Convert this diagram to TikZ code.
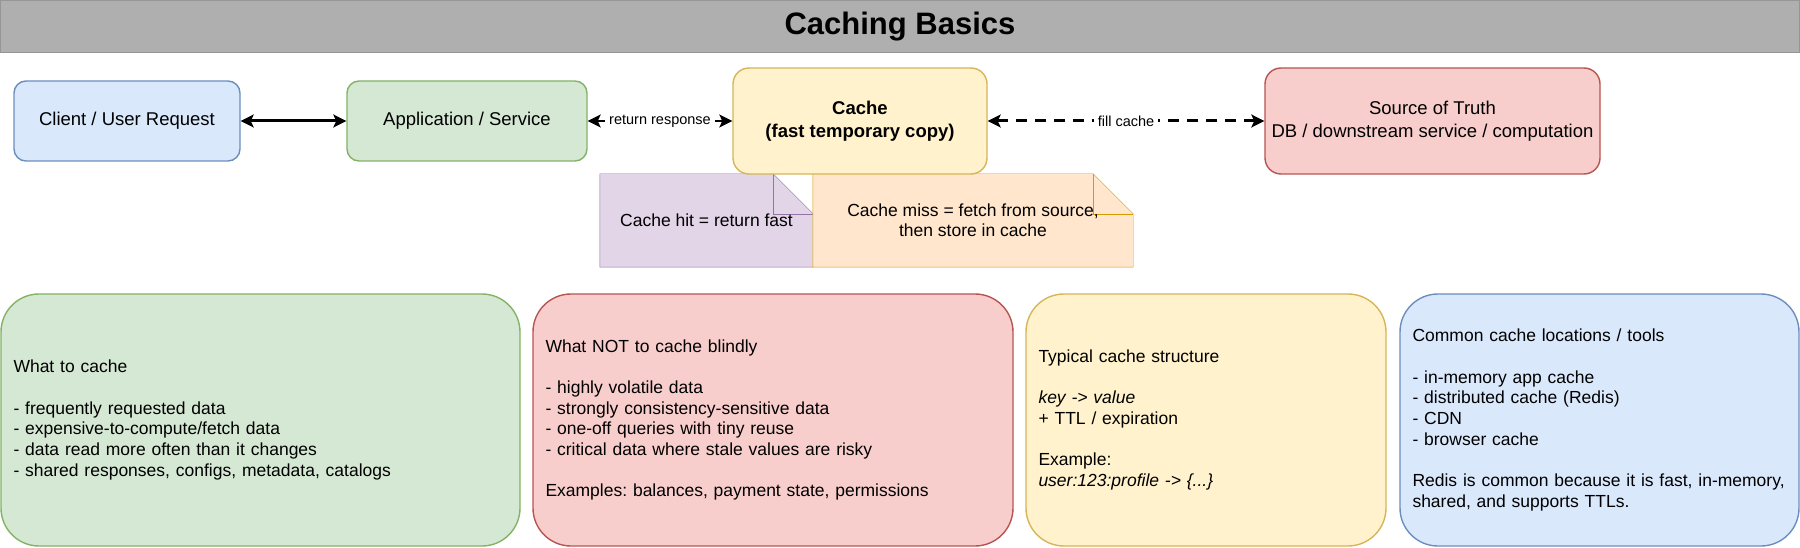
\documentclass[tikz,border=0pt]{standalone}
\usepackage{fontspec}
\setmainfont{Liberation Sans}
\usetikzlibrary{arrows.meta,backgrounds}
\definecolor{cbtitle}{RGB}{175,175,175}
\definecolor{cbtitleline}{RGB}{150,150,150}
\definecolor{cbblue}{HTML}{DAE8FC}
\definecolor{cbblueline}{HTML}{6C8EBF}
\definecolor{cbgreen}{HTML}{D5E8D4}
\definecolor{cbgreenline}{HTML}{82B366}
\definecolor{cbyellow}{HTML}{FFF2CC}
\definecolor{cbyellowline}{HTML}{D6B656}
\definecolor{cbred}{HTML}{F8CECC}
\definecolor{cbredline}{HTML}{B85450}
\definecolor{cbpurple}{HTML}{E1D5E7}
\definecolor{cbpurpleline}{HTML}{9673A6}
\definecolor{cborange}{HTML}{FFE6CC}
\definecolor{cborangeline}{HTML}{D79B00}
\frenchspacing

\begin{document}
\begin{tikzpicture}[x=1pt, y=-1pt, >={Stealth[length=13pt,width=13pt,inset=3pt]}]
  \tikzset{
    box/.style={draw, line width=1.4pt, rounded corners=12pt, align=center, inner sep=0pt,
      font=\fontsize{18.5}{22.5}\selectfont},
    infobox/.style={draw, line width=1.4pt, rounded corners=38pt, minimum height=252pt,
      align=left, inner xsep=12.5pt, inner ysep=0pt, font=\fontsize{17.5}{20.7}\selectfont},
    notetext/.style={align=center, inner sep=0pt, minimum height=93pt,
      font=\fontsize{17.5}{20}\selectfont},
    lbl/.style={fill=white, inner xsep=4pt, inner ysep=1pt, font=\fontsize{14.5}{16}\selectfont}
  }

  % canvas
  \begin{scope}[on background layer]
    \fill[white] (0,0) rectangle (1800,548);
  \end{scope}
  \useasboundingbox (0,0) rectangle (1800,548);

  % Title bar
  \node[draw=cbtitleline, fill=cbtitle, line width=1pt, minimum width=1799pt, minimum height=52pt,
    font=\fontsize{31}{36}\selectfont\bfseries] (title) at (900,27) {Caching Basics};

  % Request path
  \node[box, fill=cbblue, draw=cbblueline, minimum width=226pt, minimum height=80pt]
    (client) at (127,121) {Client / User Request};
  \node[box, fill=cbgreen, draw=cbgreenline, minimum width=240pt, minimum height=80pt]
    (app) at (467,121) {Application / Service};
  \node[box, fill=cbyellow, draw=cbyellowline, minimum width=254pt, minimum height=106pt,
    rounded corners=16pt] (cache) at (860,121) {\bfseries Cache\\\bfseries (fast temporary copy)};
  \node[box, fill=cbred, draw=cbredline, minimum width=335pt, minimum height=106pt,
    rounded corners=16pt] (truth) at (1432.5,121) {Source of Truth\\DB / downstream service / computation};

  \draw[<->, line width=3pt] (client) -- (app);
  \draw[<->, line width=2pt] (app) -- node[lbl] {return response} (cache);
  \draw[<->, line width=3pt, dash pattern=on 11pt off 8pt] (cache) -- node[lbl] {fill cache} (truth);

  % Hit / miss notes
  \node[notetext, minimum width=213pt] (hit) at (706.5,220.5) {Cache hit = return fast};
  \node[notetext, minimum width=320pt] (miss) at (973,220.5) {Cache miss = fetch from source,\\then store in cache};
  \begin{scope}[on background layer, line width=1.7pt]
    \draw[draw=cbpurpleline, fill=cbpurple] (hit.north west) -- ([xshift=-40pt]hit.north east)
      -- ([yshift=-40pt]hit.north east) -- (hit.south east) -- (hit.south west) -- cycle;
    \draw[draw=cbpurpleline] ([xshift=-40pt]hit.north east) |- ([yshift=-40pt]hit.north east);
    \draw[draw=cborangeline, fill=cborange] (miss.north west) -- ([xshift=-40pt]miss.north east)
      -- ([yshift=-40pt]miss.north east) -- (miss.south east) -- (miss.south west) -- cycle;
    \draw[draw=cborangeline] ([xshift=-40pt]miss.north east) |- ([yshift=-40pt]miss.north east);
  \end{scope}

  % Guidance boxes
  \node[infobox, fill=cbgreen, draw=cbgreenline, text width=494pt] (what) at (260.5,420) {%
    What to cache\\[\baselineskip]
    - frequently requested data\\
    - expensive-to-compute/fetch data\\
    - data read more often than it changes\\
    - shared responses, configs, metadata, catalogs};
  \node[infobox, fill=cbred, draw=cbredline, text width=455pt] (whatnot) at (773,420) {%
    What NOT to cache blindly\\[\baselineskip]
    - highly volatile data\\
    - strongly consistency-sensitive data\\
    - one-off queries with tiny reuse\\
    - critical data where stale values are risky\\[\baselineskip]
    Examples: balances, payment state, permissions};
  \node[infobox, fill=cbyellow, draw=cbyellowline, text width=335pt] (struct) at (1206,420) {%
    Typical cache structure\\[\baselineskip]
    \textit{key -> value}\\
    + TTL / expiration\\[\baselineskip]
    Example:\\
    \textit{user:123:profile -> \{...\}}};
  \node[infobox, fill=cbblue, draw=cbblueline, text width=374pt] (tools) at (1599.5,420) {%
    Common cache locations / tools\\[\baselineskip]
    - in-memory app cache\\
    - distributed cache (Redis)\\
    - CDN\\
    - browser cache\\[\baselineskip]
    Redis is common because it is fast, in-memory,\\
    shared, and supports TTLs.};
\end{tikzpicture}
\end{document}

• **Brief**
Pictures excluded, quote all the data above exactly.

• **Exercise response**
Convert this diagram to TikZ code.
\documentclass[tikz,border=0pt]{standalone}
\usepackage{fontspec}
\setmainfont{Liberation Sans}
\usetikzlibrary{arrows.meta,backgrounds}
\definecolor{cbtitle}{RGB}{175,175,175}
\definecolor{cbtitleline}{RGB}{150,150,150}
\definecolor{cbblue}{HTML}{DAE8FC}
\definecolor{cbblueline}{HTML}{6C8EBF}
\definecolor{cbgreen}{HTML}{D5E8D4}
\definecolor{cbgreenline}{HTML}{82B366}
\definecolor{cbyellow}{HTML}{FFF2CC}
\definecolor{cbyellowline}{HTML}{D6B656}
\definecolor{cbred}{HTML}{F8CECC}
\definecolor{cbredline}{HTML}{B85450}
\definecolor{cbpurple}{HTML}{E1D5E7}
\definecolor{cbpurpleline}{HTML}{9673A6}
\definecolor{cborange}{HTML}{FFE6CC}
\definecolor{cborangeline}{HTML}{D79B00}
\frenchspacing

\begin{document}
\begin{tikzpicture}[x=1pt, y=-1pt, >={Stealth[length=13pt,width=13pt,inset=3pt]}]
  \tikzset{
    box/.style={draw, line width=1.4pt, rounded corners=12pt, align=center, inner sep=0pt,
      font=\fontsize{18.5}{22.5}\selectfont},
    infobox/.style={draw, line width=1.4pt, rounded corners=38pt, minimum height=252pt,
      align=left, inner xsep=12.5pt, inner ysep=0pt, font=\fontsize{17.5}{20.7}\selectfont},
    notetext/.style={align=center, inner sep=0pt, minimum height=93pt,
      font=\fontsize{17.5}{20}\selectfont},
    lbl/.style={fill=white, inner xsep=4pt, inner ysep=1pt, font=\fontsize{14.5}{16}\selectfont}
  }

  % canvas
  \begin{scope}[on background layer]
    \fill[white] (0,0) rectangle (1800,548);
  \end{scope}
  \useasboundingbox (0,0) rectangle (1800,548);

  % Title bar
  \node[draw=cbtitleline, fill=cbtitle, line width=1pt, minimum width=1799pt, minimum height=52pt,
    font=\fontsize{31}{36}\selectfont\bfseries] (title) at (900,27) {Caching Basics};

  % Request path
  \node[box, fill=cbblue, draw=cbblueline, minimum width=226pt, minimum height=80pt]
    (client) at (127,121) {Client / User Request};
  \node[box, fill=cbgreen, draw=cbgreenline, minimum width=240pt, minimum height=80pt]
    (app) at (467,121) {Application / Service};
  \node[box, fill=cbyellow, draw=cbyellowline, minimum width=254pt, minimum height=106pt,
    rounded corners=16pt] (cache) at (860,121) {\bfseries Cache\\\bfseries (fast temporary copy)};
  \node[box, fill=cbred, draw=cbredline, minimum width=335pt, minimum height=106pt,
    rounded corners=16pt] (truth) at (1432.5,121) {Source of Truth\\DB / downstream service / computation};

  \draw[<->, line width=3pt] (client) -- (app);
  \draw[<->, line width=2pt] (app) -- node[lbl] {return response} (cache);
  \draw[<->, line width=3pt, dash pattern=on 11pt off 8pt] (cache) -- node[lbl] {fill cache} (truth);

  % Hit / miss notes
  \node[notetext, minimum width=213pt] (hit) at (706.5,220.5) {Cache hit = return fast};
  \node[notetext, minimum width=320pt] (miss) at (973,220.5) {Cache miss = fetch from source,\\then store in cache};
  \begin{scope}[on background layer, line width=1.7pt]
    \draw[draw=cbpurpleline, fill=cbpurple] (hit.north west) -- ([xshift=-40pt]hit.north east)
      -- ([yshift=-40pt]hit.north east) -- (hit.south east) -- (hit.south west) -- cycle;
    \draw[draw=cbpurpleline] ([xshift=-40pt]hit.north east) |- ([yshift=-40pt]hit.north east);
    \draw[draw=cborangeline, fill=cborange] (miss.north west) -- ([xshift=-40pt]miss.north east)
      -- ([yshift=-40pt]miss.north east) -- (miss.south east) -- (miss.south west) -- cycle;
    \draw[draw=cborangeline] ([xshift=-40pt]miss.north east) |- ([yshift=-40pt]miss.north east);
  \end{scope}

  % Guidance boxes
  \node[infobox, fill=cbgreen, draw=cbgreenline, text width=494pt] (what) at (260.5,420) {%
    What to cache\\[\baselineskip]
    - frequently requested data\\
    - expensive-to-compute/fetch data\\
    - data read more often than it changes\\
    - shared responses, configs, metadata, catalogs};
  \node[infobox, fill=cbred, draw=cbredline, text width=455pt] (whatnot) at (773,420) {%
    What NOT to cache blindly\\[\baselineskip]
    - highly volatile data\\
    - strongly consistency-sensitive data\\
    - one-off queries with tiny reuse\\
    - critical data where stale values are risky\\[\baselineskip]
    Examples: balances, payment state, permissions};
  \node[infobox, fill=cbyellow, draw=cbyellowline, text width=335pt] (struct) at (1206,420) {%
    Typical cache structure\\[\baselineskip]
    \textit{key -> value}\\
    + TTL / expiration\\[\baselineskip]
    Example:\\
    \textit{user:123:profile -> \{...\}}};
  \node[infobox, fill=cbblue, draw=cbblueline, text width=374pt] (tools) at (1599.5,420) {%
    Common cache locations / tools\\[\baselineskip]
    - in-memory app cache\\
    - distributed cache (Redis)\\
    - CDN\\
    - browser cache\\[\baselineskip]
    Redis is common because it is fast, in-memory,\\
    shared, and supports TTLs.};
\end{tikzpicture}
\end{document}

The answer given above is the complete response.